WHAT YOU ARE ASKED TO DO >> Retype exactly the lines from the first one through the line with "(s0sw) at (71,320);", including both ends; skip any pictures.

** BEGIN DATASET CONTENT **

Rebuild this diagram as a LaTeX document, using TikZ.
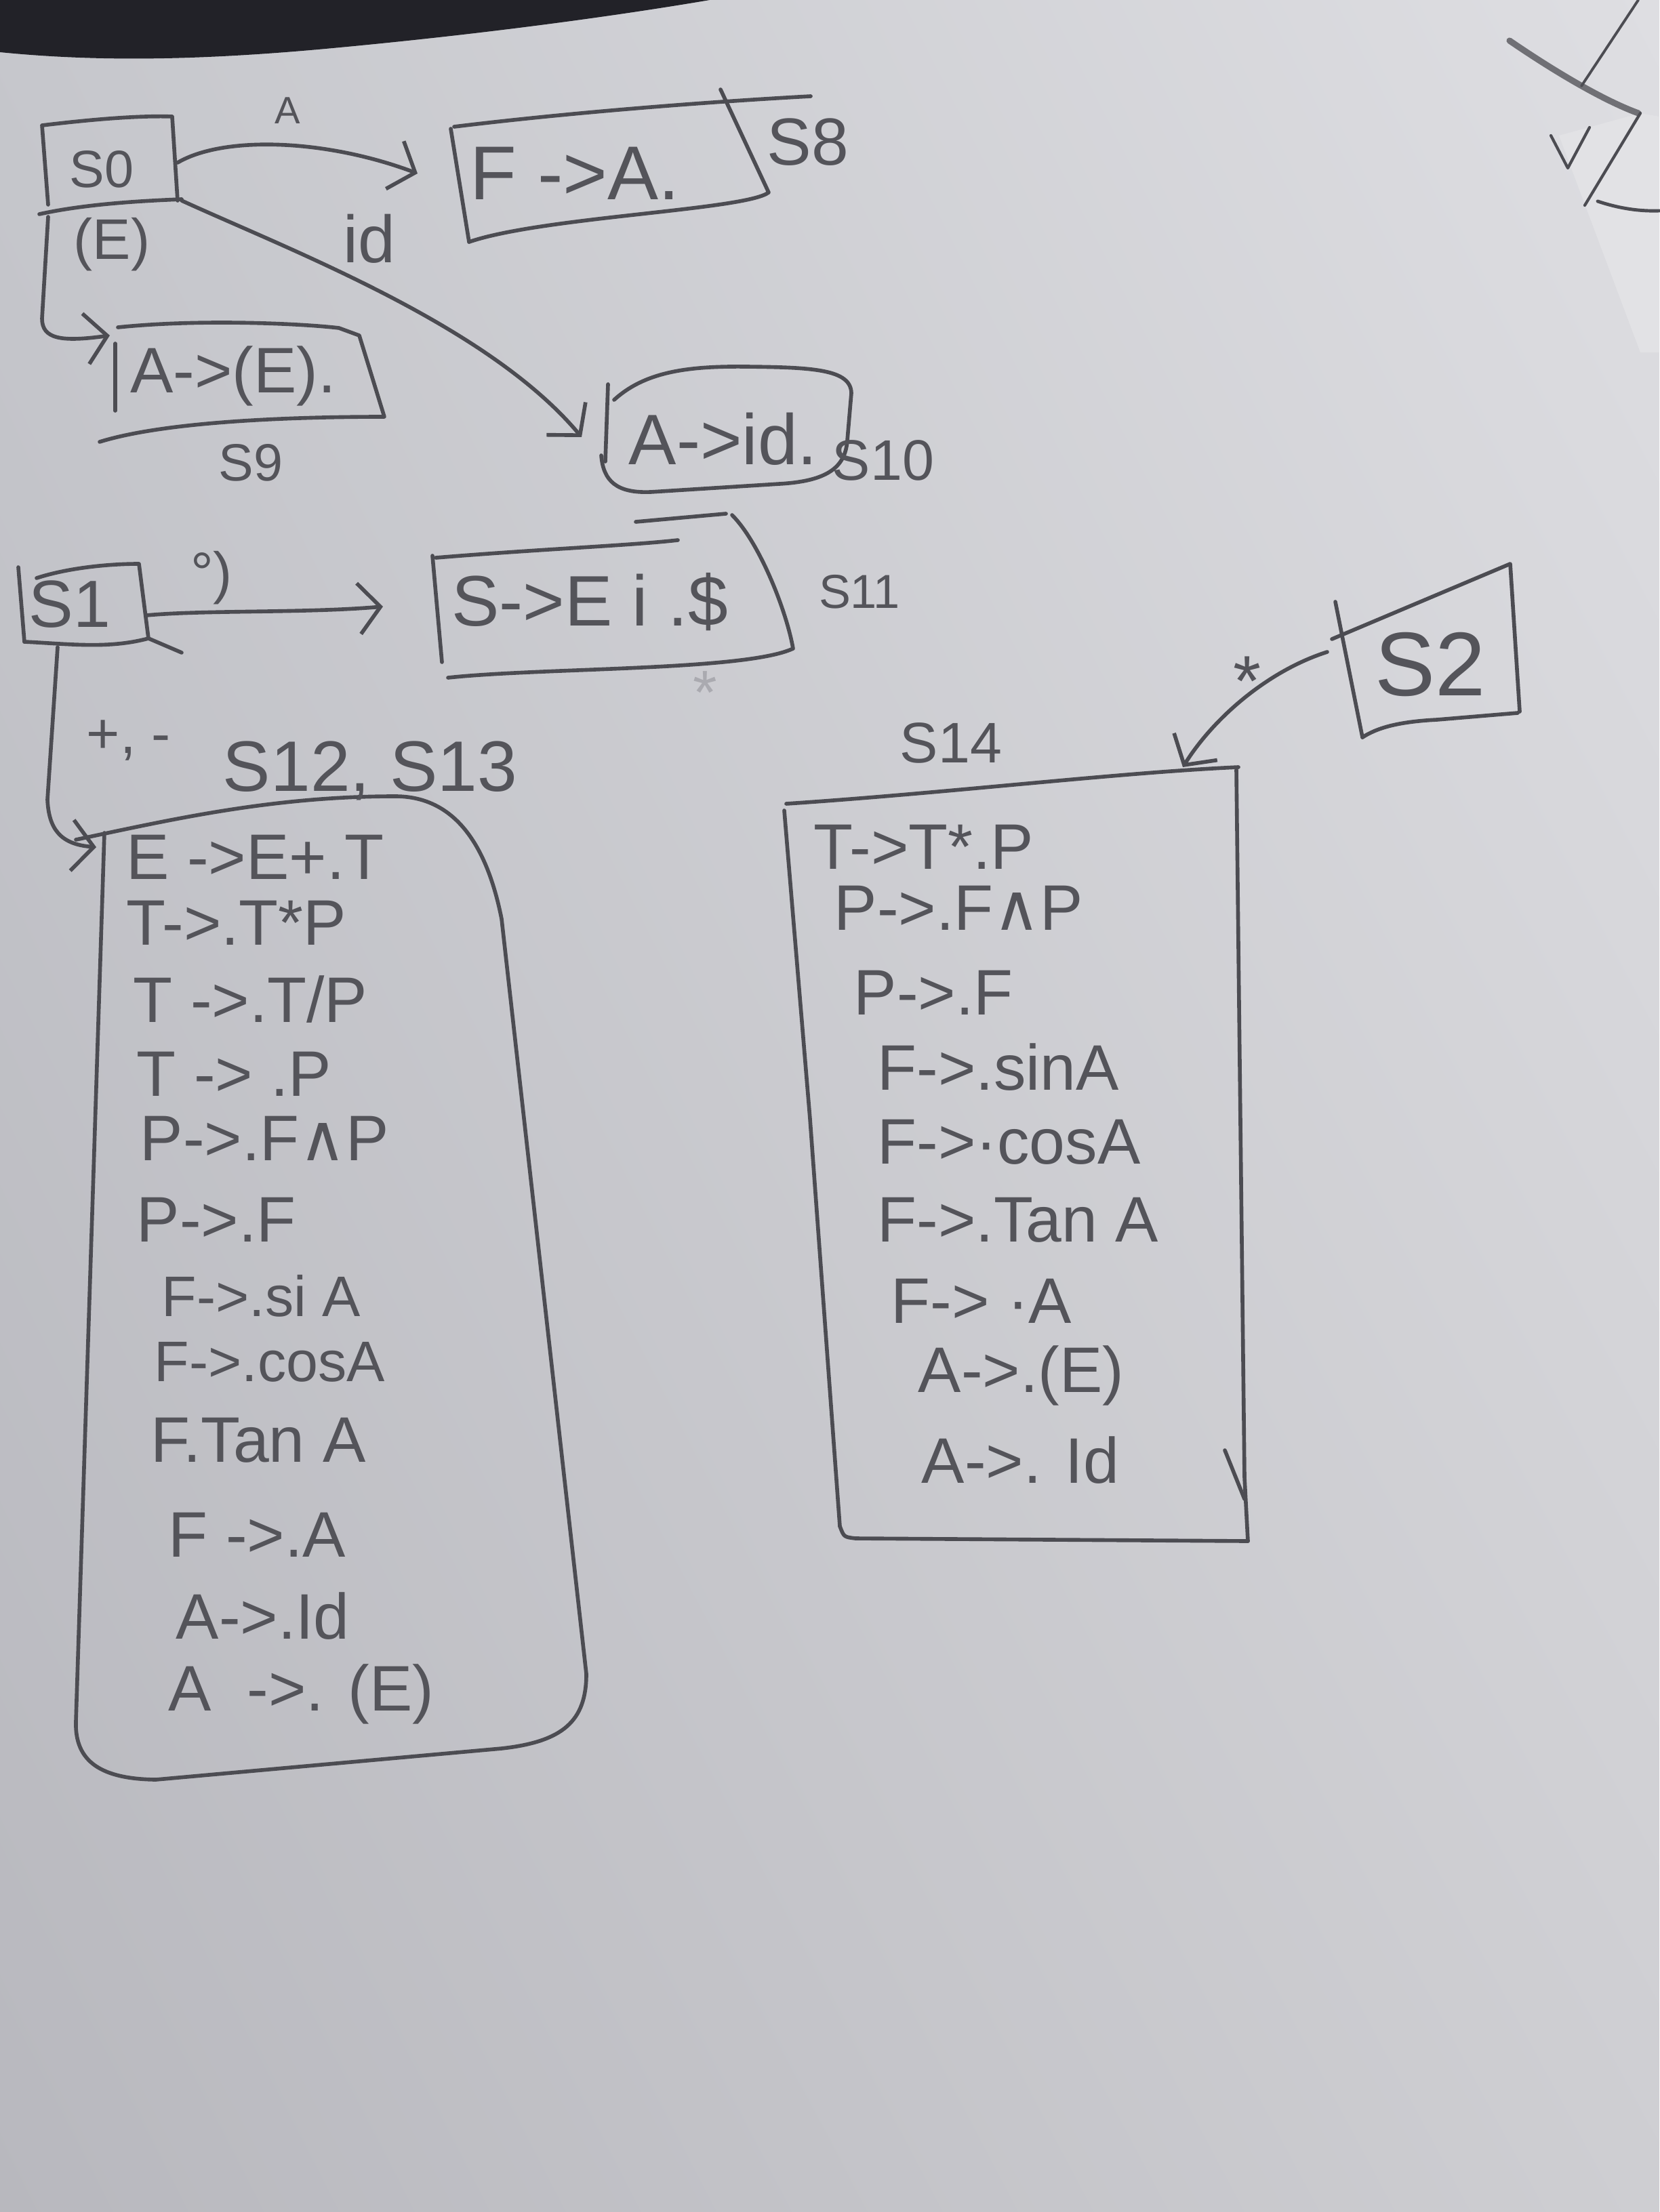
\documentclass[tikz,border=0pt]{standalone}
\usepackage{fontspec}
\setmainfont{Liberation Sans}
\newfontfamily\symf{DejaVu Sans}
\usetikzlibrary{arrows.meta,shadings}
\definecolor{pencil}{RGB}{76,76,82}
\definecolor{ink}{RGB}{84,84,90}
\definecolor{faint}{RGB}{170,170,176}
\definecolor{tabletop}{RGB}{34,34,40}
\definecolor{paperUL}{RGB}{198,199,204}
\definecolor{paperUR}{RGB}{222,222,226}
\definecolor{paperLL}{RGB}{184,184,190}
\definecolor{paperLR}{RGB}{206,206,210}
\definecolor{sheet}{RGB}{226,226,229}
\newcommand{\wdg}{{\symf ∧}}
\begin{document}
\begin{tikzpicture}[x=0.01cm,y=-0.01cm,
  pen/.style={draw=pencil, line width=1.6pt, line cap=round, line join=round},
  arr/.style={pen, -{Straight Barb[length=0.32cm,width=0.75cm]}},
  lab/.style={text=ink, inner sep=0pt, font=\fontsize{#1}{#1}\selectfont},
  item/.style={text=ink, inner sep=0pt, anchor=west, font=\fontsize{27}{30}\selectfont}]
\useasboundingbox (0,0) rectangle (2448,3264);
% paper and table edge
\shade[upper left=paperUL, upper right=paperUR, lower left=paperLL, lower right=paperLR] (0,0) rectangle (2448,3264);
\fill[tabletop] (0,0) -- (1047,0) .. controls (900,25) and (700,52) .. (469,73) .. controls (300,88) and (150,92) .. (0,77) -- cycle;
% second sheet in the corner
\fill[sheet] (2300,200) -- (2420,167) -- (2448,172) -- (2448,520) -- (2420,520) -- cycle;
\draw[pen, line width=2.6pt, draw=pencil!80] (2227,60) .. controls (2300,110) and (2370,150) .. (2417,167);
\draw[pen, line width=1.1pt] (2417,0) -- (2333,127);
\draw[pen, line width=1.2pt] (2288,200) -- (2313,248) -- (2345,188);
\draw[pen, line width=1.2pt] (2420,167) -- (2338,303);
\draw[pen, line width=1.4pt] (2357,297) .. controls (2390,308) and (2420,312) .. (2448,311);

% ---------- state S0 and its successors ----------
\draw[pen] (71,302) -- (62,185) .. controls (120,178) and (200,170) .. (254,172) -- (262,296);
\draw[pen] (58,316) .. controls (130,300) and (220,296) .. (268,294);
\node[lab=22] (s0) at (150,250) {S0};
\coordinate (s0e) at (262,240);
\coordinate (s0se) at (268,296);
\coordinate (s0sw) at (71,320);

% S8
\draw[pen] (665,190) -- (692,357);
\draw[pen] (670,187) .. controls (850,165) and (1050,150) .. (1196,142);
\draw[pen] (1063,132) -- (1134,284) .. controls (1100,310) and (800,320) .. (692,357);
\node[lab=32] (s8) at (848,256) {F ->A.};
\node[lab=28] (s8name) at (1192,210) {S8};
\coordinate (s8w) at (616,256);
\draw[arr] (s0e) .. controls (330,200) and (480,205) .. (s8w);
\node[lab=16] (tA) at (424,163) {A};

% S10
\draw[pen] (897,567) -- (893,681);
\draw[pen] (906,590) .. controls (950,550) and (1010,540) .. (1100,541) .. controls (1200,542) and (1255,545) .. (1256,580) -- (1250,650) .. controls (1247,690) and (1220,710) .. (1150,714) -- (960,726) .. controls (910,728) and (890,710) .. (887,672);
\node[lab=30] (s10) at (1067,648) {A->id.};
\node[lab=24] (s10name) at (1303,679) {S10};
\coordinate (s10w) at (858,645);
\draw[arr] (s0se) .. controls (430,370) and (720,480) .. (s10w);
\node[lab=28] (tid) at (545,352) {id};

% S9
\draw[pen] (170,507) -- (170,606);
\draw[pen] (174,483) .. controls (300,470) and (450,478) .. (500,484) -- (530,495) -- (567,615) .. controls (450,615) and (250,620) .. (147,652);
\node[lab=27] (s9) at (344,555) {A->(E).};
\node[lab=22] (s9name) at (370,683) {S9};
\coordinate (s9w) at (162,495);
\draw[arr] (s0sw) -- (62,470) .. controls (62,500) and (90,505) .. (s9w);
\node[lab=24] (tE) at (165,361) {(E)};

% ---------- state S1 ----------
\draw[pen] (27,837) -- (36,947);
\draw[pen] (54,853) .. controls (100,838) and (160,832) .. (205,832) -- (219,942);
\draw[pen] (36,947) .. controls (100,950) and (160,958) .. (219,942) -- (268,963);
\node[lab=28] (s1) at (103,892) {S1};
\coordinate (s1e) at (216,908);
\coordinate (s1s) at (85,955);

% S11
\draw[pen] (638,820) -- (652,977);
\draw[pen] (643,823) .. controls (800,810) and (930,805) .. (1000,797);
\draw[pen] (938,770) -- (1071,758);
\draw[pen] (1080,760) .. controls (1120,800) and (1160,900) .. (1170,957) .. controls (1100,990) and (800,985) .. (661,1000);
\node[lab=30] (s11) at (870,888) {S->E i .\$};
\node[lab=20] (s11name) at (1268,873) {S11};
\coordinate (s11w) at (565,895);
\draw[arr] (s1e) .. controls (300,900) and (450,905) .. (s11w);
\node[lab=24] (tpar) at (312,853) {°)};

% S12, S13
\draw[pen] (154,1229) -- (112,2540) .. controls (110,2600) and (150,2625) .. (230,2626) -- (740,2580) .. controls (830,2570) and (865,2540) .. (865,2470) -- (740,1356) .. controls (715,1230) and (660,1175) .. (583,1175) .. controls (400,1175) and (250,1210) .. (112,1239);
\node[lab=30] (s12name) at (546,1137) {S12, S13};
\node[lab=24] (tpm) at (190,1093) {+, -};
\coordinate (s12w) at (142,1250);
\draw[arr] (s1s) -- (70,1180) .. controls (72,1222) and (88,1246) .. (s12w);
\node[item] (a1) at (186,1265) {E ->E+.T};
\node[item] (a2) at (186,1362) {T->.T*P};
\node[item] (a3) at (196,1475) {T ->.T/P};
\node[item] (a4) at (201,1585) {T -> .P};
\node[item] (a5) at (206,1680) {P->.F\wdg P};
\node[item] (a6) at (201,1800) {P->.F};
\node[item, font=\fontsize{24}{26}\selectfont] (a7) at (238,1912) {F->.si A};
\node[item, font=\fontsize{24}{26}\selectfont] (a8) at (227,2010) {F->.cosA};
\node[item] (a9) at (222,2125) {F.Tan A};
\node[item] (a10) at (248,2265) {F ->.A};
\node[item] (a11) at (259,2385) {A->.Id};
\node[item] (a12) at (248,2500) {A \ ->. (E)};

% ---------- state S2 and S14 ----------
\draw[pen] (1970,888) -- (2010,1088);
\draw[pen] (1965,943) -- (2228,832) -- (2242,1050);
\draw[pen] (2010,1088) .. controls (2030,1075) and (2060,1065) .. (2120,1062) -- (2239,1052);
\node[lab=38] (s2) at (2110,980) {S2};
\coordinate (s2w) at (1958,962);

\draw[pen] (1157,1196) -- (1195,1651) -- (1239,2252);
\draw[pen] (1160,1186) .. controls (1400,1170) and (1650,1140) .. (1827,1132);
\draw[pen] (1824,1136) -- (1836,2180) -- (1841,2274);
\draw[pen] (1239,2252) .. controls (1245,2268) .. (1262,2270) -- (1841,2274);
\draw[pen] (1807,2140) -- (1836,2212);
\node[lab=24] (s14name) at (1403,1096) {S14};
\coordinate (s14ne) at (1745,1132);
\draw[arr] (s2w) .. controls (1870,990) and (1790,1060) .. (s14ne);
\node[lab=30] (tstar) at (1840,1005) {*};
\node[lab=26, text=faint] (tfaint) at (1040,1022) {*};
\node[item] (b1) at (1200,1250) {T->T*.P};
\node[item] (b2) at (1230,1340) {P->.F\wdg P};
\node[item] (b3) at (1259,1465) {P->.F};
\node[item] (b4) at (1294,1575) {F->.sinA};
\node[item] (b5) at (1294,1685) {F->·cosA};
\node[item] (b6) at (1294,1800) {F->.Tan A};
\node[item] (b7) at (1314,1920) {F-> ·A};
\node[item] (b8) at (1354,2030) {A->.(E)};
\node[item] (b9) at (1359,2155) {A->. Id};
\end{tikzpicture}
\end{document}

** END DATASET CONTENT **

ANSWER >>
Rebuild this diagram as a LaTeX document, using TikZ.
\documentclass[tikz,border=0pt]{standalone}
\usepackage{fontspec}
\setmainfont{Liberation Sans}
\newfontfamily\symf{DejaVu Sans}
\usetikzlibrary{arrows.meta,shadings}
\definecolor{pencil}{RGB}{76,76,82}
\definecolor{ink}{RGB}{84,84,90}
\definecolor{faint}{RGB}{170,170,176}
\definecolor{tabletop}{RGB}{34,34,40}
\definecolor{paperUL}{RGB}{198,199,204}
\definecolor{paperUR}{RGB}{222,222,226}
\definecolor{paperLL}{RGB}{184,184,190}
\definecolor{paperLR}{RGB}{206,206,210}
\definecolor{sheet}{RGB}{226,226,229}
\newcommand{\wdg}{{\symf ∧}}
\begin{document}
\begin{tikzpicture}[x=0.01cm,y=-0.01cm,
  pen/.style={draw=pencil, line width=1.6pt, line cap=round, line join=round},
  arr/.style={pen, -{Straight Barb[length=0.32cm,width=0.75cm]}},
  lab/.style={text=ink, inner sep=0pt, font=\fontsize{#1}{#1}\selectfont},
  item/.style={text=ink, inner sep=0pt, anchor=west, font=\fontsize{27}{30}\selectfont}]
\useasboundingbox (0,0) rectangle (2448,3264);
% paper and table edge
\shade[upper left=paperUL, upper right=paperUR, lower left=paperLL, lower right=paperLR] (0,0) rectangle (2448,3264);
\fill[tabletop] (0,0) -- (1047,0) .. controls (900,25) and (700,52) .. (469,73) .. controls (300,88) and (150,92) .. (0,77) -- cycle;
% second sheet in the corner
\fill[sheet] (2300,200) -- (2420,167) -- (2448,172) -- (2448,520) -- (2420,520) -- cycle;
\draw[pen, line width=2.6pt, draw=pencil!80] (2227,60) .. controls (2300,110) and (2370,150) .. (2417,167);
\draw[pen, line width=1.1pt] (2417,0) -- (2333,127);
\draw[pen, line width=1.2pt] (2288,200) -- (2313,248) -- (2345,188);
\draw[pen, line width=1.2pt] (2420,167) -- (2338,303);
\draw[pen, line width=1.4pt] (2357,297) .. controls (2390,308) and (2420,312) .. (2448,311);

% ---------- state S0 and its successors ----------
\draw[pen] (71,302) -- (62,185) .. controls (120,178) and (200,170) .. (254,172) -- (262,296);
\draw[pen] (58,316) .. controls (130,300) and (220,296) .. (268,294);
\node[lab=22] (s0) at (150,250) {S0};
\coordinate (s0e) at (262,240);
\coordinate (s0se) at (268,296);
\coordinate (s0sw) at (71,320);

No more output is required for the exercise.